The Deceptive Simplicity of Cytometry

Modern cytometry is a fascinating technology — remarkably high-dimensional and high-throughput, sharing some of the complexity risks of other high-dimensional technologies (microarrays, scRNASeq). It is an interesting example of a complex system because it is conceptually a very simple assay. Cells are stained with antibodies conjugated to fluorophores, excited by lasers, and the emitted light is filtered and captured at detectors. The intensity of the signal is proportional to the amount of fluorophore, which is proportional to the amount of the specific protein on each cell.

Each of these phenomena is well understood, and a trained technician can set up the instrument, titrate staining, run controls and samples, and analyze the data. It is conceptually simple. But when one digs into the details, there is a lot going on that few individuals can claim to fully understand. Would we expect the lab technician to understand the mathematical underpinnings of unmixing, data transformations, file formats, and downstream statistical modeling? Would we expect the statistician to understand antibody affinity and avidity, titration, or instrument calibration? It's not reasonable to be expert in all things — we rely on each person in the chain to understand their part and do it well.

Yet in flow cytometry there are non-obvious knock-on effects between layers of complexity. If something goes wrong with the instrument, the data processing, or the titration, these issues manifest in a readout that is not only inaccurate but rarely obviously so. The problem only becomes visible somewhere downstream, sometimes far downstream from the individual responsible for that piece of the system. The layers are tightly coupled, errors have far-reaching causal impact, and the people who rely on the final output usually don't have access to the data, intermediate decisions, and quality diagnostics necessary to evaluate it. As a consequence, decisions are not fully informed. Cytometry can easily deceive the user.

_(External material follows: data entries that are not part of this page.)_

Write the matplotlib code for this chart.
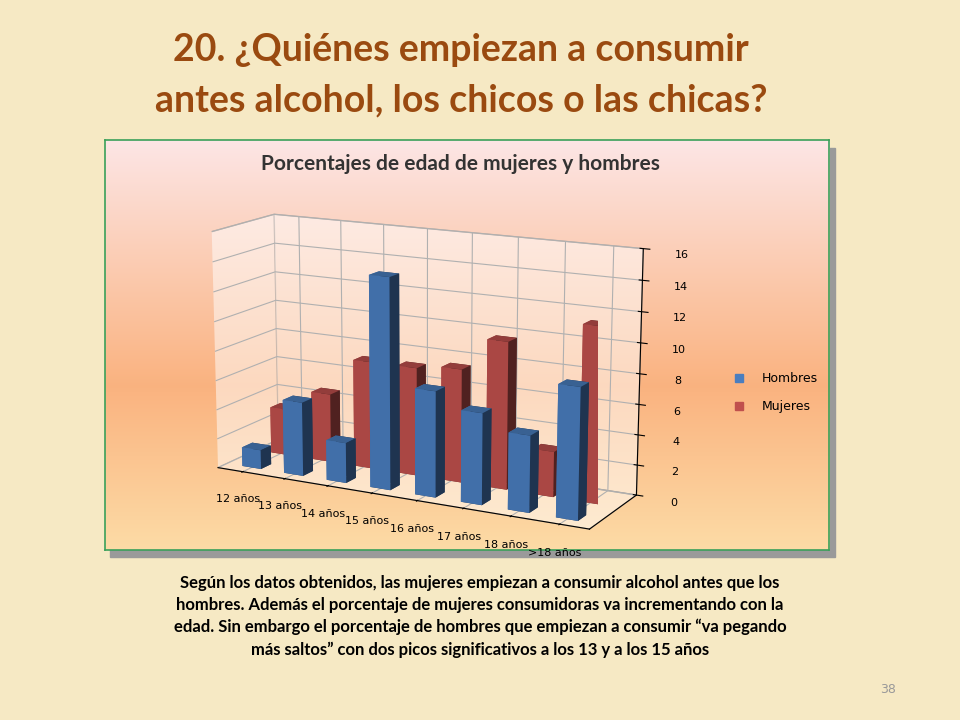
import matplotlib.pyplot as plt
import numpy as np
from matplotlib.patches import Rectangle
from matplotlib.lines import Line2D

categorias = ["12 años", "13 años", "14 años", "15 años", "16 años", "17 años", "18 años", ">18 años"]
hombres = [1.3, 5.0, 2.7, 14.0, 7.0, 6.0, 5.0, 8.5]
mujeres = [3.2, 4.7, 7.3, 7.3, 7.6, 9.8, 3.0, 11.5]
yticks = [0, 2, 4, 6, 8, 10, 12, 14, 16]

AZUL = "#4a7ebf"
ROJO = "#c0504d"
MARRON = "#9a4a10"


def main() -> None:
    fig = plt.figure(figsize=(9.6, 7.2), dpi=100)
    fig.patch.set_facecolor("#f6e9c4")

    # Fondo del gráfico: degradado rosa -> naranja -> crema
    bg = fig.add_axes([0.109, 0.236, 0.755, 0.569])
    t = np.linspace(0, 1, 256)
    top = np.array([0.99, 0.90, 0.90])
    mid = np.array([0.98, 0.70, 0.50])
    bot = np.array([0.99, 0.86, 0.65])
    col = np.where(t[:, None] < 0.6,
                   top + (mid - top) * (t[:, None] / 0.6),
                   mid + (bot - mid) * ((t[:, None] - 0.6) / 0.4))
    bg.imshow(col[:, None, :].repeat(4, axis=1), aspect="auto", extent=[0, 1, 0, 1])
    bg.set_xticks([])
    bg.set_yticks([])
    for s in bg.spines.values():
        s.set_color("#3aa05a")
        s.set_linewidth(1.2)
    fig.patches.append(Rectangle((0.115, 0.226), 0.755, 0.569, transform=fig.transFigure,
                                 color="#9a9a9a", zorder=-1))

    fig.text(0.48, 0.93, "20. ¿Quiénes empiezan a consumir", ha="center", va="center",
             fontsize=27, color=MARRON, family="Lato", fontweight="bold")
    fig.text(0.48, 0.86, "antes alcohol, los chicos o las chicas?", ha="center", va="center",
             fontsize=27, color=MARRON, family="Lato", fontweight="bold")
    fig.text(0.48, 0.772, "Porcentajes de edad de mujeres y hombres", ha="center", va="center",
             fontsize=15, color="#333333", family="Lato", fontweight="bold")

    ax = fig.add_axes([0.11, 0.24, 0.65, 0.50], projection="3d")
    ax.set_facecolor((0, 0, 0, 0))
    n = len(categorias)
    x = np.arange(n)
    w = 0.45
    ax.bar3d(x - w / 2, np.full(n, 1.0), np.zeros(n), w, 0.35, mujeres, color=ROJO, shade=True)
    ax.bar3d(x - w / 2, np.full(n, 0.0), np.zeros(n), w, 0.35, hombres, color=AZUL, shade=True)
    ax.set_xticks(x)
    ax.set_xticklabels(categorias, fontsize=8)
    ax.set_yticks([])
    ax.set_zticks(yticks)
    ax.set_zticklabels([str(v) for v in yticks], fontsize=8)
    ax.set_zlim(0, 16)
    ax.set_ylim(-0.3, 1.8)
    ax.set_xlim(-0.6, n - 0.4)
    for pane in (ax.xaxis.pane, ax.yaxis.pane, ax.zaxis.pane):
        pane.set_facecolor((1, 1, 1, 0))
        pane.set_edgecolor("#888888")
    ax.view_init(elev=14, azim=-62)
    ax.set_box_aspect((3.2, 0.9, 1.9), zoom=1.35)

    fig.legend(handles=[Line2D([], [], marker="s", ls="", color=AZUL, label="Hombres"),
                        Line2D([], [], marker="s", ls="", color=ROJO, label="Mujeres")],
               loc="center left", bbox_to_anchor=(0.745, 0.455), frameon=False,
               fontsize=9, labelspacing=1.2)

    texto = ("Según los datos obtenidos, las mujeres empiezan a consumir alcohol antes que los\n"
             "hombres. Además el porcentaje de mujeres consumidoras va incrementando con la\n"
             "edad. Sin embargo el porcentaje de hombres que empiezan a consumir “va pegando\n"
             "más saltos” con dos picos significativos a los 13 y a los 15 años")
    fig.text(0.5, 0.144, texto, ha="center", va="center", fontsize=12, fontweight="bold",
             family="Lato", linespacing=1.45)
    fig.text(0.925, 0.043, "38", ha="center", va="center", fontsize=9, color="#999999")

    fig.savefig("out.png", dpi=100, facecolor=fig.get_facecolor())


if __name__ == "__main__":
    main()
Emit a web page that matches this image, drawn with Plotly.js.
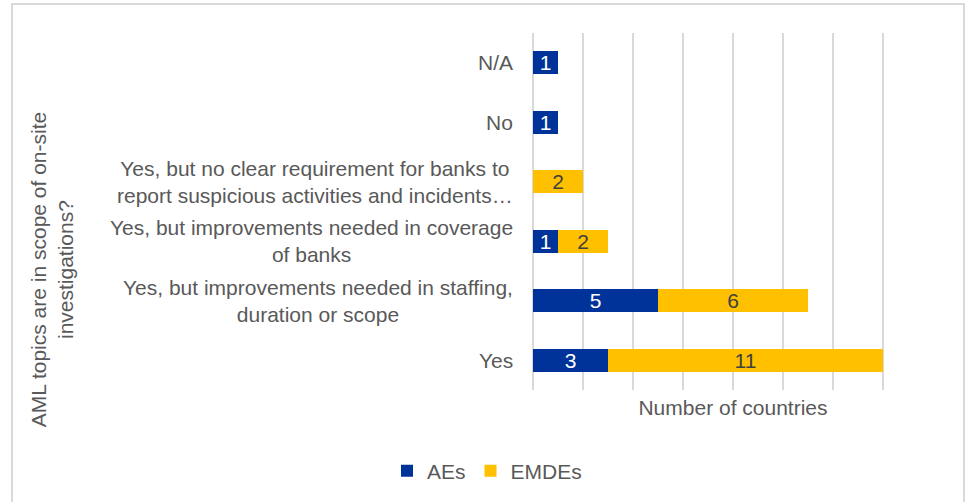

Ozette's Approach and Validated Solutions

At Ozette, we work with partners to help them make sense of their complex cytometry data, and we have repeatedly seen systemic complexity affect data quality. The problems typically arise upstream in data generation, and our team often surfaces these issues to our partners for the first time. The demand for higher quality data is part of the motivation for establishing Ozette, the Ozette Lab, and bringing together experts in assay development, panel design, computation, statistics, and engineering — taking a vertically integrated approach to cytometry data generation and analysis.

Ozette's assay and platform utilizes data-driven computational analysis, quality monitoring, and gating to rapidly and robustly identify cell populations, with the quality assurance controls and regulatory compliance necessary for clinical trial use through formal validation of the assay and underlying algorithm. To our knowledge, Ozette provides the only validated computational gating solution (Endpoints™), which, combined with our validated 48-color PIP-01 spectral assay, delivers deep phenotyping and immune profiling for clinical trials.

By taking on the data quality component rather than pushing it onto the user, we've built tooling that lets us rapidly identify and diagnose data quality issues before they become pervasive. The impact is that our partners' drug development programs are accelerated, moving faster from phase I to II to III, because data is reliable, rich, and informative. The unintended consequences of overlooking complexity are multi-fold — impacting human health and patient finances. Ozette's commitment to a vertically integrated approach, coupled with a focus on transparency and data-driven solutions, offers a pathway to navigate these challenges, ultimately accelerating drug development and ensuring decisions are based on reliable insights.